Pero para demostrar más la desmesura en este tema, digamos que en 2002 le confesó a la periodista venezolana Nicole Mischel —a quien atendió después de las dos de una madrugada, por cierto—, que tuvo su primera relación sexual a los siete años, en el campo, con una mujer mayor que él. Justificó su precocidad señalando que cuando uno está en contacto con la Naturaleza, los sentidos se excitan fácilmente.
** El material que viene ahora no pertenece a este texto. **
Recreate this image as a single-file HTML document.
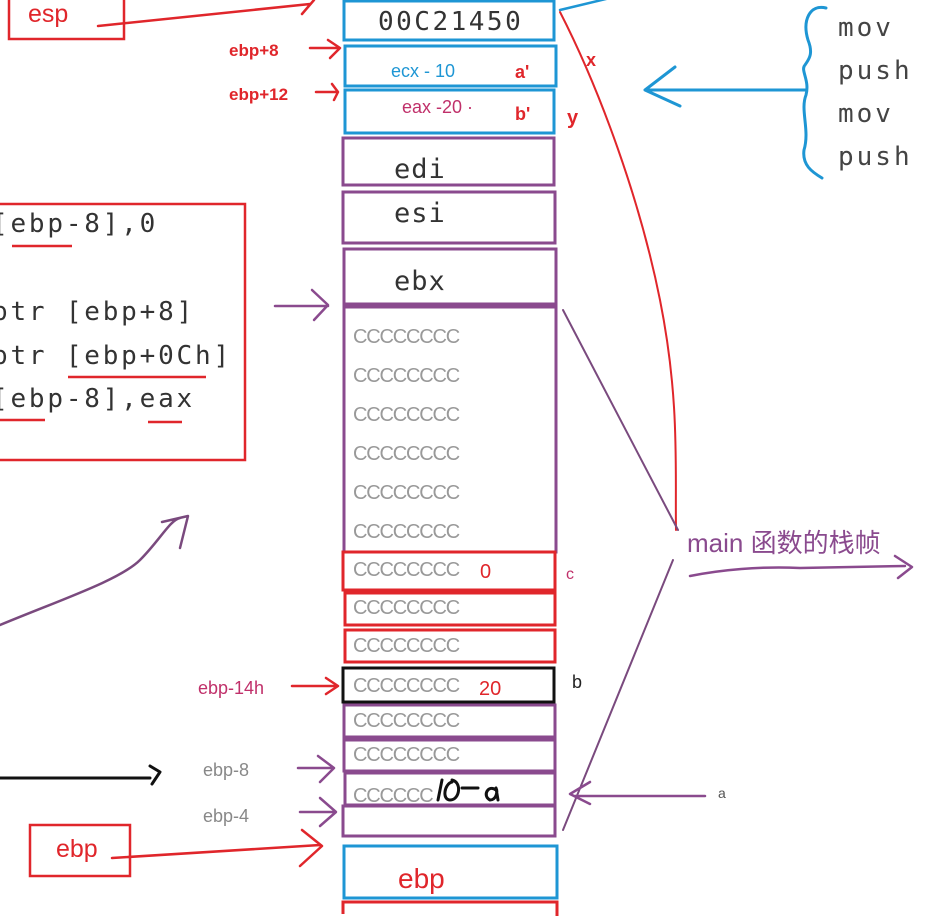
<!DOCTYPE html>
<html><head><meta charset="utf-8"><style>
html,body{margin:0;padding:0;background:#fff;width:931px;height:916px;overflow:hidden}
svg{display:block}
.m{font-family:"DejaVu Sans Mono","Liberation Mono",monospace}
.s{font-family:"Liberation Sans","Noto Sans CJK SC",sans-serif}
.c{font-family:"Liberation Sans",sans-serif;font-size:20px;fill:#999;letter-spacing:-1.2px}
</style></head><body>
<svg width="931" height="916" viewBox="0 0 931 916" xmlns="http://www.w3.org/2000/svg">
<g fill="none" stroke-width="3">
<rect x="344" y="1" width="210" height="39" stroke="#1e96d4"/>
<rect x="345" y="46" width="211" height="40" stroke="#1e96d4"/>
<rect x="345" y="90" width="209" height="43" stroke="#1e96d4"/>
<rect x="343" y="138" width="211" height="47" stroke="#8a4a8e"/>
<rect x="343" y="192" width="212" height="51" stroke="#8a4a8e"/>
<rect x="344" y="249" width="212" height="55" stroke="#8a4a8e"/>
<rect x="344" y="307" width="212" height="245" stroke="#8a4a8e"/>
<rect x="343" y="552" width="212" height="38" stroke="#e0262b"/>
<rect x="345" y="593" width="210" height="32" stroke="#e0262b"/>
<rect x="345" y="630" width="210" height="32" stroke="#e0262b"/>
<rect x="343" y="668" width="211" height="34" stroke="#111"/>
<rect x="344" y="705" width="211" height="32" stroke="#8a4a8e"/>
<rect x="344" y="740" width="211" height="31" stroke="#8a4a8e"/>
<rect x="345" y="773" width="210" height="32" stroke="#8a4a8e"/>
<rect x="343" y="806" width="212" height="30" stroke="#8a4a8e"/>
<rect x="344" y="846" width="213" height="52" stroke="#1e96d4"/>
<path d="M343 914 V902 H557 V916" stroke="#e0262b"/>
<rect x="9" y="-5" width="115" height="44" stroke="#e0262b" stroke-width="2.5"/>
<rect x="-5" y="204" width="250" height="256" stroke="#e0262b" stroke-width="2.5"/>
<rect x="30" y="825" width="100" height="51" stroke="#e0262b" stroke-width="2.5"/>
</g>
<g fill="none" stroke-linecap="round" stroke-linejoin="round">
<path d="M98 26 L310 4 M302 14 L314 0" stroke="#e0262b" stroke-width="2.5"/>
<path d="M310 48 H338 M328 40 L340 48 L330 58" stroke="#e0262b" stroke-width="2.5"/>
<path d="M316 92 H338 M332 84 L338 92 L334 100" stroke="#e0262b" stroke-width="2.5"/>
<path d="M292 686 H336 M326 678 L338 686 L326 694" stroke="#e0262b" stroke-width="2.5"/>
<path d="M112 858 L320 845 M302 830 L322 846 L300 866" stroke="#e0262b" stroke-width="2.5"/>
<path d="M560 12 C600 90 640 200 660 300 C680 400 675 470 676 530" stroke="#e0262b" stroke-width="2"/>
<path d="M560 10 L610 -2" stroke="#1e96d4" stroke-width="2.5"/>
<path d="M645 90 H805 M675 67 L645 90 L680 106" stroke="#1e96d4" stroke-width="3"/>
<path d="M826 8 C810 4 802 20 808 40 C814 55 808 60 805 65 C800 70 810 80 806 95 C800 110 810 130 804 150 C802 165 812 172 822 178" stroke="#1e96d4" stroke-width="3"/>
<path d="M275 306 H328 M312 290 L328 305 L314 320" stroke="#8a4a8e" stroke-width="2.5"/>
<path d="M563 310 L678 530" stroke="#7a4a7e" stroke-width="2"/>
<path d="M673 560 L563 830" stroke="#7a4a7e" stroke-width="2"/>
<path d="M690 576 C720 570 760 566 800 568 L905 566 M895 556 L912 567 L898 578" stroke="#8a4a8e" stroke-width="2.5"/>
<path d="M0 625 C60 600 120 580 140 560 C160 540 170 520 180 518 M162 522 L188 516 L180 548" stroke="#7a4a7e" stroke-width="2.5"/>
<path d="M298 768 H332 M318 756 L334 768 L320 782" stroke="#8a4a8e" stroke-width="2.5"/>
<path d="M300 812 H334 M320 798 L336 812 L320 826" stroke="#8a4a8e" stroke-width="2.5"/>
<path d="M705 796 H575 M590 782 L570 794 L590 804" stroke="#8a4a8e" stroke-width="2.5"/>
<path d="M0 778 H150 M150 766 L160 772 L152 784" stroke="#111" stroke-width="3"/>
<path d="M442 780 L438 800 M452 780 C462 782 460 800 450 800 C442 800 444 784 452 782 M462 788 H478 M496 790 C488 784 482 796 490 800 C496 800 498 792 496 788 L498 800" stroke="#111" stroke-width="3"/>
</g>
<text x="28" y="22" class="s" font-size="25" fill="#e0262b">esp</text>
<text x="378" y="30" class="m" font-size="26" fill="#333" letter-spacing="2.5">00C21450</text>
<text x="229" y="56" class="s" font-size="17" font-weight="bold" fill="#e0262b">ebp+8</text>
<text x="229" y="100" class="s" font-size="17" font-weight="bold" fill="#e0262b">ebp+12</text>
<text x="391" y="77" class="s" font-size="18" fill="#1e96d4">ecx - 10</text>
<text x="515" y="78" class="s" font-size="18" font-weight="bold" fill="#e0262b">a'</text>
<text x="402" y="113" class="s" font-size="18" fill="#c0306a">eax -20 ·</text>
<text x="515" y="120" class="s" font-size="18" font-weight="bold" fill="#e0262b">b'</text>
<text x="586" y="66" class="s" font-size="18" font-weight="bold" fill="#e0262b">x</text>
<text x="567" y="124" class="s" font-size="20" font-weight="bold" fill="#e0262b">y</text>
<text x="394" y="178" class="m" font-size="27" fill="#333" letter-spacing="1">edi</text>
<text x="394" y="222" class="m" font-size="27" fill="#333" letter-spacing="1">esi</text>
<text x="394" y="290" class="m" font-size="27" fill="#333" letter-spacing="1">ebx</text>
<g class="m" font-size="26" fill="#333" letter-spacing="2.8">
<text x="-8" y="232">[ebp-8],0</text>
<text x="-8" y="320">ptr [ebp+8]</text>
<text x="-8" y="364">ptr [ebp+0Ch]</text>
<text x="-8" y="407">[ebp-8],eax</text>
</g>
<g stroke="#e0262b" stroke-width="2.5" fill="none">
<path d="M12 246 H72 M0 420 H45 M68 377 H206 M148 422 H182"/>
</g>
<g class="m" font-size="26" fill="#444" letter-spacing="3">
<text x="838" y="36">mov</text>
<text x="838" y="79">push</text>
<text x="838" y="122">mov</text>
<text x="838" y="165">push</text>
</g>
<g class="c">
<text x="353" y="343">CCCCCCCC</text>
<text x="353" y="382">CCCCCCCC</text>
<text x="353" y="421">CCCCCCCC</text>
<text x="353" y="460">CCCCCCCC</text>
<text x="353" y="499">CCCCCCCC</text>
<text x="353" y="538">CCCCCCCC</text>
<text x="353" y="576">CCCCCCCC</text>
<text x="353" y="614">CCCCCCCC</text>
<text x="353" y="652">CCCCCCCC</text>
<text x="353" y="692">CCCCCCCC</text>
<text x="353" y="727">CCCCCCCC</text>
<text x="353" y="761">CCCCCCCC</text>
<text x="353" y="802">CCCCCC</text>
</g>
<text x="480" y="578" class="s" font-size="20" fill="#e0262b">0</text>
<text x="566" y="579" class="s" font-size="16" fill="#c0306a">c</text>
<text x="479" y="695" class="s" font-size="20" fill="#e0262b">20</text>
<text x="572" y="688" class="s" font-size="18" fill="#222">b</text>
<text x="718" y="798" class="s" font-size="14" fill="#555">a</text>
<text x="198" y="694" class="s" font-size="18" fill="#c0306a">ebp-14h</text>
<text x="203" y="776" class="s" font-size="18" fill="#888">ebp-8</text>
<text x="203" y="822" class="s" font-size="18" fill="#888">ebp-4</text>
<text x="56" y="857" class="s" font-size="25" fill="#e0262b">ebp</text>
<text x="398" y="888" class="s" font-size="28" fill="#e0262b">ebp</text>
<text x="687" y="552" class="s" font-size="26" fill="#8a4a8e">main 函数的栈帧</text>
</svg>
</body></html>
Pero el romanticismo de su verbo también parecía mantener excitado. Se veía en las cartas, escritas con un fino uso del lenguaje. En una que le escribió a la misma Naty Revuelta, le dijo, por ejemplo: “hay cosas duraderas, a pesar de las miserias de esta vida; hay cosas eternas, cual las impresiones que de ti tengo, tan imborrables, que me acompañan hasta la tumba”. Y en otro de los apartes, la halagó así: “leyéndote se reafirma mi convicción de que ha sido sumamente generosa la naturaleza contigo en alma e inteligencia. Sin olvidar para nada las formas no espirituales”.
Algunos cubanos dicen que Fidel tuvo 10 hijos. Otros, que 14. También hay quienes afirman que tuvo el mismo número que el de las provincias cubanas, 15, aunque no uno en cada una de ellas.
Así pues, no deja de ser irónico que a él, campeón en la tozudez de mantener oculta su vida privada, le haya sucedió lo mismo que a los demás líderes marxistas: muchas cosas se supieron, aunque las más de ellas, desdibujadas o envueltas en mito.
Porque así como la desmesura, al Comandante también lo acompañó la ironía. ¿Cómo, si no de esta manera, se puede llamar al hecho de que tuviera que dejar el tabaco antes de los años ochenta, si su imagen de fumador era la mejor publicidad para un producto del cual la isla derivaba el sustento, después del azúcar? Tampoco tiene otro nombre que ese país al cual odió con fuerza, Estados Unidos, fuera del que más estuviera enterado. Fue en Nueva York donde pasó su luna de miel, 11 años antes del triunfo de la Revolución. En ese viaje estuvo tentado a inscribirse en la Universidad de Harvard.
Y qué decir de este suceso anómalo: la suerte no quiso que se diera su cita con Jorge Eliécer Gaitán, con quien debía encontrarse a nombre de la Federación Estudiantil Universitaria de su país, pues esa misma tarde asesinaron al caudillo colombiano.
Irónico resulta que él, dueño de una imagen de hombre beligerante, hubiera recibido tantos premios de paz, como la Medalla de Oro, Medalla Héroe Mundial de la Solidaridad, y el Olivo de la Paz, las tres entregadas por la Asamblea General de las Naciones Unidas, en 2009 las dos primeras y en 2011 la tercera.
O que el hotel mexicano en el cual él y los otros líderes planearon la Revolución, se llamaba Imperial.
Pero, por más que se sepan datos, queda la sensación de que la periodista norteamericana Georgie Geyer, autora de una biografía psicológica de este líder tuvo razón al menos en una cosa: nadie conoce a Fidel; “el revolucionario idolatrado por las masas es un enigma”.